• [Requirements]:
Make an exact copy of the data below, leaving out every picture.

>>>

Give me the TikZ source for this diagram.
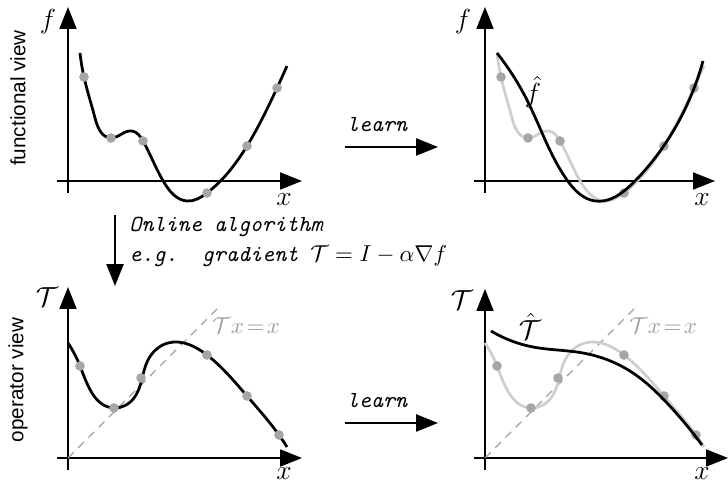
\documentclass[tikz,border=0pt]{standalone}
\usepackage{fontspec}
\newfontfamily\labelsans{Liberation Sans}
\newcommand{\ttitfont}{\fontencoding{OT1}\fontfamily{cmtt}\fontshape{it}\selectfont}
\usetikzlibrary{arrows.meta,hobby}
\definecolor{dotgray}{HTML}{A6A6A6}
\definecolor{lightcurve}{HTML}{CFCFCF}
\definecolor{idgray}{HTML}{A0A0A0}
\begin{document}
\begin{tikzpicture}[x=0.435pt,y=-0.435pt,
  axis/.style={line width=0.7pt,-{Triangle[length=9.5pt,width=7.4pt]}},
  bigarrow/.style={line width=0.9pt,-{Triangle[length=9.5pt,width=7.4pt]}},
  maincurve/.style={line width=1.2pt,black,use Hobby shortcut},
  ghost/.style={line width=1.2pt,lightcurve,use Hobby shortcut},
  dot/.style={circle,fill=dotgray,inner sep=0pt,minimum size=4.2pt},
  identity/.style={idgray,dash pattern=on 3.5pt off 2.8pt,line width=0.5pt},
  axlabel/.style={font=\large},
  ttit/.style={font=\ttitfont},
  sidelabel/.style={font=\labelsans\fontsize{9}{11}\selectfont,rotate=90}]
\useasboundingbox (0,0) rectangle (728,484);

% ---------- panel 1: functional view ----------
\draw[axis] (68,193) -- (68,7);
\draw[axis] (57,181) -- (302,181);
\node[axlabel] (f1) at (48,22) {$f$};
\node[axlabel] (x1) at (284,200) {$x$};
\draw[maincurve] (80,53) .. (84,77) .. (95,118) .. (111,138) .. (132,131) .. (143,141) .. (165,184) .. (187,201) .. (207,193) .. (247,146) .. (277,88) .. (287,66);
\foreach \p in {(84,77),(111,138),(143,141),(207,193),(247,146),(277,88)}
  \node[dot] at \p {};
\node[sidelabel] (fv) at (18,98) {functional view};

% ---------- panel 2: learned f ----------
\begin{scope}[shift={(417,0)}]
\draw[axis] (68,193) -- (68,7);
\draw[axis] (57,181) -- (298,181);
\node[axlabel] (f2) at (46,22) {$f$};
\node[axlabel] (x2) at (285,200) {$x$};
\draw[ghost] (80,53) .. (84,77) .. (95,118) .. (111,138) .. (132,131) .. (143,141) .. (165,184) .. (187,201) .. (207,193) .. (247,146) .. (277,88) .. (287,66);
\foreach \p in {(84,77),(111,138),(143,141),(207,193),(247,146),(277,88)}
  \node[dot] at \p {};
\end{scope}
\draw[maincurve] (497,53) .. (527,100) .. (567,180) .. (595,201) .. (633,183) .. (663,147) .. (703,61);
\node[axlabel] (fhat) at (533,92) {$\hat f$};

% ---------- panel 3: operator view ----------
\draw[axis] (68,470) -- (68,287);
\draw[axis] (57,458) -- (302,458);
\node[axlabel] (T1) at (47,297) {$\mathcal{T}$};
\node[axlabel] (x3) at (284,474) {$x$};
\draw[identity] (68,458) -- (218,308);
\node[idgray,anchor=west,inner sep=0pt] (id1) at (212,326) {$\mathcal{T}x\mkern2mu{=}\mkern2mu x$};
\draw[maincurve] (68,343) .. (80,366) .. (114,408) .. (134,398) .. (148,360) .. (168,343) .. (207,355) .. (247,396) .. (279,435) .. (287,447);
\foreach \p in {(80,366),(114,408),(141,378),(207,355),(247,396),(279,435)}
  \node[dot] at \p {};
\node[sidelabel] (ov) at (18,380) {operator view};

% ---------- panel 4: learned operator ----------
\begin{scope}[shift={(417,0)}]
\draw[axis] (68,470) -- (68,289);
\draw[axis] (57,458) -- (311,458);
\node[axlabel] (T2) at (45,300) {$\mathcal{T}$};
\node[axlabel] (x4) at (285,474) {$x$};
\draw[identity] (68,458) -- (218,308);
\node[idgray,anchor=west,inner sep=0pt] (id2) at (212,326) {$\mathcal{T}x\mkern2mu{=}\mkern2mu x$};
\draw[ghost] (68,343) .. (80,366) .. (114,408) .. (134,398) .. (148,360) .. (168,343) .. (207,355) .. (247,396) .. (279,435) .. (287,447);
\foreach \p in {(80,366),(114,408),(141,378),(207,355),(247,396),(279,435)}
  \node[dot] at \p {};
\end{scope}
\draw[maincurve] (491,331) .. (533,347) .. (583,353) .. (633,373) .. (667,403) .. (702,445);
\node[axlabel] (That) at (530,326) {$\hat{\mathcal{T}}$};

% ---------- connecting arrows ----------
\coordinate (l1s) at (345,147);
\coordinate (l1e) at (438,147);
\draw[bigarrow] (l1s) -- (l1e);
\node[ttit] (learn1) at (377,124) {learn};
\coordinate (l2s) at (345,423);
\coordinate (l2e) at (438,423);
\draw[bigarrow] (l2s) -- (l2e);
\node[ttit] (learn2) at (377,400) {learn};
\coordinate (vs) at (115,215);
\coordinate (ve) at (115,286);
\draw[bigarrow] (vs) -- (ve);
\node[ttit,anchor=base west,inner sep=0pt] (alg1) at (129,232) {Online algorithm};
\node[ttit,anchor=base west,inner sep=0pt] (alg2) at (129,262) {e.g. gradient $\mathcal{T}=I-\alpha\nabla f$};
\end{tikzpicture}
\end{document}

<<<

• [Correct result]:
Give me the TikZ source for this diagram.
\documentclass[tikz,border=0pt]{standalone}
\usepackage{fontspec}
\newfontfamily\labelsans{Liberation Sans}
\newcommand{\ttitfont}{\fontencoding{OT1}\fontfamily{cmtt}\fontshape{it}\selectfont}
\usetikzlibrary{arrows.meta,hobby}
\definecolor{dotgray}{HTML}{A6A6A6}
\definecolor{lightcurve}{HTML}{CFCFCF}
\definecolor{idgray}{HTML}{A0A0A0}
\begin{document}
\begin{tikzpicture}[x=0.435pt,y=-0.435pt,
  axis/.style={line width=0.7pt,-{Triangle[length=9.5pt,width=7.4pt]}},
  bigarrow/.style={line width=0.9pt,-{Triangle[length=9.5pt,width=7.4pt]}},
  maincurve/.style={line width=1.2pt,black,use Hobby shortcut},
  ghost/.style={line width=1.2pt,lightcurve,use Hobby shortcut},
  dot/.style={circle,fill=dotgray,inner sep=0pt,minimum size=4.2pt},
  identity/.style={idgray,dash pattern=on 3.5pt off 2.8pt,line width=0.5pt},
  axlabel/.style={font=\large},
  ttit/.style={font=\ttitfont},
  sidelabel/.style={font=\labelsans\fontsize{9}{11}\selectfont,rotate=90}]
\useasboundingbox (0,0) rectangle (728,484);

% ---------- panel 1: functional view ----------
\draw[axis] (68,193) -- (68,7);
\draw[axis] (57,181) -- (302,181);
\node[axlabel] (f1) at (48,22) {$f$};
\node[axlabel] (x1) at (284,200) {$x$};
\draw[maincurve] (80,53) .. (84,77) .. (95,118) .. (111,138) .. (132,131) .. (143,141) .. (165,184) .. (187,201) .. (207,193) .. (247,146) .. (277,88) .. (287,66);
\foreach \p in {(84,77),(111,138),(143,141),(207,193),(247,146),(277,88)}
  \node[dot] at \p {};
\node[sidelabel] (fv) at (18,98) {functional view};

% ---------- panel 2: learned f ----------
\begin{scope}[shift={(417,0)}]
\draw[axis] (68,193) -- (68,7);
\draw[axis] (57,181) -- (298,181);
\node[axlabel] (f2) at (46,22) {$f$};
\node[axlabel] (x2) at (285,200) {$x$};
\draw[ghost] (80,53) .. (84,77) .. (95,118) .. (111,138) .. (132,131) .. (143,141) .. (165,184) .. (187,201) .. (207,193) .. (247,146) .. (277,88) .. (287,66);
\foreach \p in {(84,77),(111,138),(143,141),(207,193),(247,146),(277,88)}
  \node[dot] at \p {};
\end{scope}
\draw[maincurve] (497,53) .. (527,100) .. (567,180) .. (595,201) .. (633,183) .. (663,147) .. (703,61);
\node[axlabel] (fhat) at (533,92) {$\hat f$};

% ---------- panel 3: operator view ----------
\draw[axis] (68,470) -- (68,287);
\draw[axis] (57,458) -- (302,458);
\node[axlabel] (T1) at (47,297) {$\mathcal{T}$};
\node[axlabel] (x3) at (284,474) {$x$};
\draw[identity] (68,458) -- (218,308);
\node[idgray,anchor=west,inner sep=0pt] (id1) at (212,326) {$\mathcal{T}x\mkern2mu{=}\mkern2mu x$};
\draw[maincurve] (68,343) .. (80,366) .. (114,408) .. (134,398) .. (148,360) .. (168,343) .. (207,355) .. (247,396) .. (279,435) .. (287,447);
\foreach \p in {(80,366),(114,408),(141,378),(207,355),(247,396),(279,435)}
  \node[dot] at \p {};
\node[sidelabel] (ov) at (18,380) {operator view};

% ---------- panel 4: learned operator ----------
\begin{scope}[shift={(417,0)}]
\draw[axis] (68,470) -- (68,289);
\draw[axis] (57,458) -- (311,458);
\node[axlabel] (T2) at (45,300) {$\mathcal{T}$};
\node[axlabel] (x4) at (285,474) {$x$};
\draw[identity] (68,458) -- (218,308);
\node[idgray,anchor=west,inner sep=0pt] (id2) at (212,326) {$\mathcal{T}x\mkern2mu{=}\mkern2mu x$};
\draw[ghost] (68,343) .. (80,366) .. (114,408) .. (134,398) .. (148,360) .. (168,343) .. (207,355) .. (247,396) .. (279,435) .. (287,447);
\foreach \p in {(80,366),(114,408),(141,378),(207,355),(247,396),(279,435)}
  \node[dot] at \p {};
\end{scope}
\draw[maincurve] (491,331) .. (533,347) .. (583,353) .. (633,373) .. (667,403) .. (702,445);
\node[axlabel] (That) at (530,326) {$\hat{\mathcal{T}}$};

% ---------- connecting arrows ----------
\coordinate (l1s) at (345,147);
\coordinate (l1e) at (438,147);
\draw[bigarrow] (l1s) -- (l1e);
\node[ttit] (learn1) at (377,124) {learn};
\coordinate (l2s) at (345,423);
\coordinate (l2e) at (438,423);
\draw[bigarrow] (l2s) -- (l2e);
\node[ttit] (learn2) at (377,400) {learn};
\coordinate (vs) at (115,215);
\coordinate (ve) at (115,286);
\draw[bigarrow] (vs) -- (ve);
\node[ttit,anchor=base west,inner sep=0pt] (alg1) at (129,232) {Online algorithm};
\node[ttit,anchor=base west,inner sep=0pt] (alg2) at (129,262) {e.g. gradient $\mathcal{T}=I-\alpha\nabla f$};
\end{tikzpicture}
\end{document}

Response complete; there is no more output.